A CONTA
Num mundo onde tanta gente perde, sofre, se frustra, é quase natural que os que estão felizes da vida sintam a presença de uma espada sobre suas cabeças. O que fizeram para merecer tal sorte? A conta virá, certamente.
Como se ser feliz fosse um pecado, eles calculam o que imaginam estar devendo pra sociedade. Quanto pagarei por ter um relacionamento saudável e bacana, onde não há stress? Quanto vão deduzir do que ganhei em amigos, tantos e tão leais? Quando é que vou começar a ser castigado por ter me dado bem na profissão? E esta menina linda que inventou de se apaixonar por mim e encher minha bola dia e noite, quanto ela me custará?
É tanta gente se dando mal que, para aqueles a quem a felicidade sorriu, resta uma culpa tremenda. Ter nascido virado pra lua é considerado quase um defeito de caráter: como alguém ousa não ter problemas neste mundo cão em que vivemos?
Na verdade, problemas todos têm. Todos vezes todos. Se não é no trabalho é na escola, se não é na escola é com a família, se não é na família é no amor, se não é no amor é problema de saúde, se não é saúde, é grana, se não é grana, é a cabeça que anda mal. Alguma coisa sempre perturba, alguma coisa não está 100%.
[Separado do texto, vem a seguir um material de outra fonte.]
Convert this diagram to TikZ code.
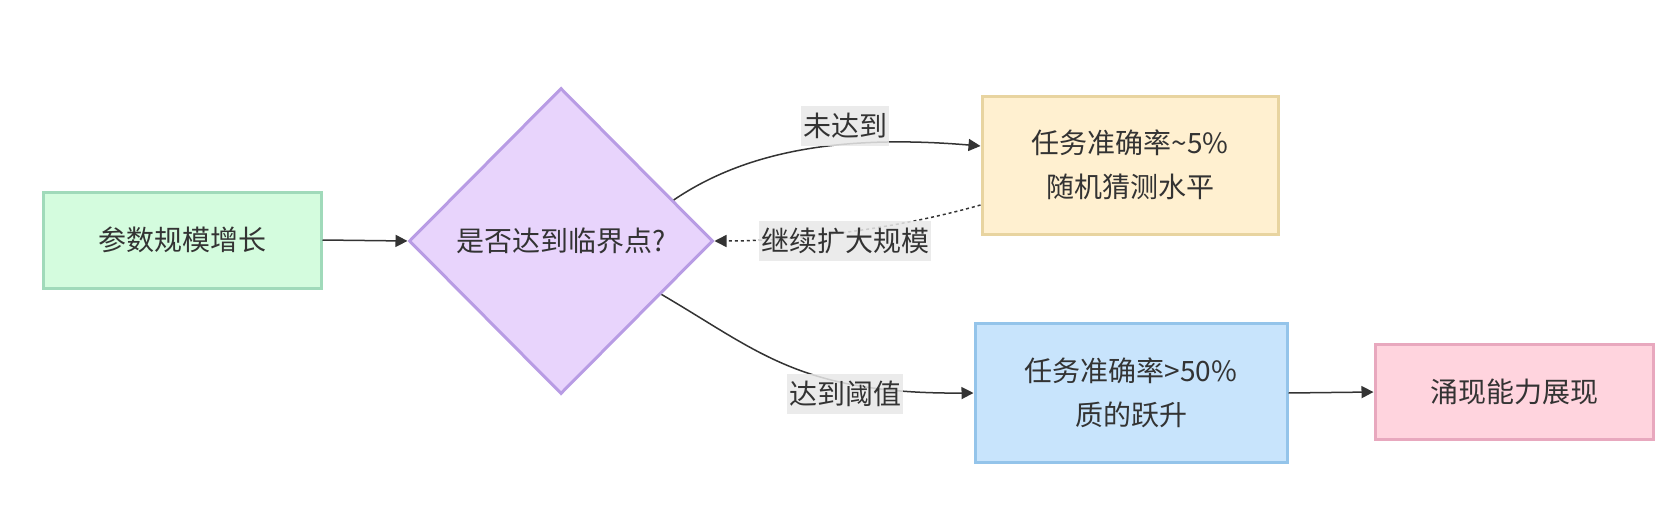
\documentclass[tikz,border=0pt]{standalone}
\usepackage{fontspec}
\setmainfont{Noto Sans CJK SC}
\usetikzlibrary{shapes.geometric, arrows.meta}

\definecolor{txt}{RGB}{51,51,51}
\definecolor{lblgray}{RGB}{232,232,232}
\definecolor{grnfill}{RGB}{212,252,222}
\definecolor{grnline}{RGB}{160,218,186}
\definecolor{purfill}{RGB}{232,212,252}
\definecolor{purline}{RGB}{184,156,228}
\definecolor{yelfill}{RGB}{255,240,208}
\definecolor{yelline}{RGB}{232,212,160}
\definecolor{blufill}{RGB}{200,228,252}
\definecolor{bluline}{RGB}{148,196,234}
\definecolor{pnkfill}{RGB}{255,212,222}
\definecolor{pnkline}{RGB}{232,168,190}

\tikzset{
  box/.style={draw, line width=1.5pt, inner sep=0pt, align=center, text=txt},
  lbl/.style={fill=lblgray, fill opacity=0.85, text opacity=1, text=txt,
    inner xsep=1pt, inner ysep=0pt, minimum height=20pt},
  flow/.style={draw=txt, line width=0.75pt, -{Triangle[length=6pt,width=6pt]}}
}

\begin{document}
\begin{tikzpicture}[x=0.5pt, y=-0.5pt, font=\fontsize{14}{22}\selectfont]
    \useasboundingbox (0,0) rectangle (1670,514);

    % Boxes
    \node[box, fill=grnfill, draw=grnline, minimum width=139pt, minimum height=48pt] (grow) at (182,240) {参数规模增长};
    \node[diamond, shape aspect=1, draw=purline, fill=purfill, line width=1.5pt, inner sep=0pt,
      minimum width=152pt, minimum height=153pt, text=txt] (crit) at (561,241) {是否达到临界点?};
    \node[box, fill=yelfill, draw=yelline, minimum width=148pt, minimum height=69pt] (rand) at (1130,165) {任务准确率\textasciitilde5\%\\随机猜测水平};
    \node[box, fill=blufill, draw=bluline, minimum width=156pt, minimum height=69.5pt] (leap) at (1131,393) {任务准确率>50\%\\质的跃升};
    \node[box, fill=pnkfill, draw=pnkline, minimum width=139pt, minimum height=47.5pt] (emerge) at (1514,392) {涌现能力展现};

    % Connectors
    \draw[flow] (grow.east) -- (crit.west);
    \draw[flow] (crit.20) .. controls (750,148) and (850,135) .. ([yshift=9.5pt]rand.west);
    \draw[flow, dash pattern=on 1.5pt off 1.5pt] ([yshift=-20pt]rand.west) .. controls (900,228) and (800,241) .. (crit.east);
    \draw[flow] (crit.-28) .. controls (760,352) and (800,394) .. (leap.west);
    \draw[flow] (leap.east) -- (emerge.west);

    % Edge labels
    \node[lbl] (nope) at (845,126) {未达到};
    \node[lbl] (more) at (845,241) {继续扩大规模};
    \node[lbl] (hit) at (845,394) {达到阈值};
\end{tikzpicture}
\end{document}
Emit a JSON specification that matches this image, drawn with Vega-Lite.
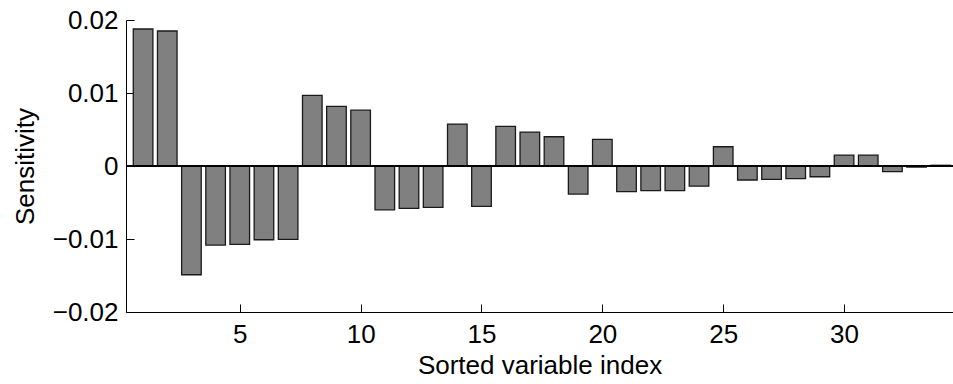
{
  "$schema": "https://vega.github.io/schema/vega-lite/v6.json",
  "autosize": "none",
  "width": 827,
  "height": 292,
  "padding": {"left": 126, "top": 20, "right": 0, "bottom": 72},
  "background": "white",
  "config": {
    "view": {"stroke": null},
    "font": "Liberation Sans",
    "axis": {
      "grid": false,
      "domainColor": "black",
      "domainWidth": 1,
      "tickColor": "black",
      "tickWidth": 1,
      "tickSize": -8,
      "labelFont": "Liberation Sans",
      "labelFontSize": 26,
      "labelColor": "black",
      "titleFont": "Liberation Sans",
      "titleFontSize": 26,
      "titleFontWeight": "normal",
      "titleColor": "black"
    }
  },
  "data": {
    "values": [
      {"index": 1, "sensitivity": 0.01877},
      {"index": 2, "sensitivity": 0.01849},
      {"index": 3, "sensitivity": -0.0149},
      {"index": 4, "sensitivity": -0.01083},
      {"index": 5, "sensitivity": -0.01074},
      {"index": 6, "sensitivity": -0.0101},
      {"index": 7, "sensitivity": -0.01005},
      {"index": 8, "sensitivity": 0.00967},
      {"index": 9, "sensitivity": 0.00817},
      {"index": 10, "sensitivity": 0.00765},
      {"index": 11, "sensitivity": -0.006},
      {"index": 12, "sensitivity": -0.0058},
      {"index": 13, "sensitivity": -0.00567},
      {"index": 14, "sensitivity": 0.00575},
      {"index": 15, "sensitivity": -0.00553},
      {"index": 16, "sensitivity": 0.00542},
      {"index": 17, "sensitivity": 0.00465},
      {"index": 18, "sensitivity": 0.00401},
      {"index": 19, "sensitivity": -0.00384},
      {"index": 20, "sensitivity": 0.00364},
      {"index": 21, "sensitivity": -0.00352},
      {"index": 22, "sensitivity": -0.00338},
      {"index": 23, "sensitivity": -0.00338},
      {"index": 24, "sensitivity": -0.00277},
      {"index": 25, "sensitivity": 0.00264},
      {"index": 26, "sensitivity": -0.00192},
      {"index": 27, "sensitivity": -0.00183},
      {"index": 28, "sensitivity": -0.00174},
      {"index": 29, "sensitivity": -0.00147},
      {"index": 30, "sensitivity": 0.0015},
      {"index": 31, "sensitivity": 0.0015},
      {"index": 32, "sensitivity": -0.00078},
      {"index": 33, "sensitivity": -0.00015},
      {"index": 34, "sensitivity": 0.0001}
    ]
  },
  "layer": [
    {
      "mark": {"type": "bar", "size": 19.6, "fill": "#808080", "stroke": "#1a1a1a", "strokeWidth": 1.3},
      "encoding": {
        "x": {
          "field": "index",
          "type": "quantitative",
          "scale": {"domain": [0.5, 34.3], "nice": false, "zero": false},
          "axis": {
            "values": [5, 10, 15, 20, 25, 30],
            "title": "Sorted variable index",
            "labelPadding": 17,
            "titlePadding": 5
          }
        },
        "y": {
          "field": "sensitivity",
          "type": "quantitative",
          "scale": {"domain": [-0.02, 0.02], "nice": false},
          "axis": {
            "values": [-0.02, -0.01, 0, 0.01, 0.02],
            "labelExpr": "datum.value == 0 ? '0' : format(datum.value, '.2f')",
            "title": "Sensitivity",
            "labelPadding": 16,
            "titlePadding": 14
          }
        }
      }
    },
    {
      "mark": {"type": "rule", "color": "black", "strokeWidth": 1.3},
      "encoding": {"y": {"datum": 0}}
    }
  ]
}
Não há quem não carregue sua cruz. Mas tem gente que sabe dar a dimensão exata destes problemas que, se formos avaliar, são totalmente normais. Estar gorda, se desentender com o marido, ter uma mãe fiscalizadora, um patrão xarope, um salário meia boca, uma amiga que decepcionou, o que é tudo isso senão parte da vida?
A diferença entre uns e outros é que uns fazem disso uma calamidade e outros levam tudo mais serenamente, economizam-se. Irão se queixar e se atormentar só quando pintar algo realmente sério, que eles aguardam com total certeza da chegada. Porque este "algo realmente sério" será a conta pelos dias amenos, pelos dias ensolarados, pelo astral mantido lá em cima, por sentir-se realizado com pequenas alegrias, por estar satisfeito consigo mesmo, por não fazer drama à toa. Alguma coisa está errada na sociedade quando a gente se sente devedor por estar vivendo bem.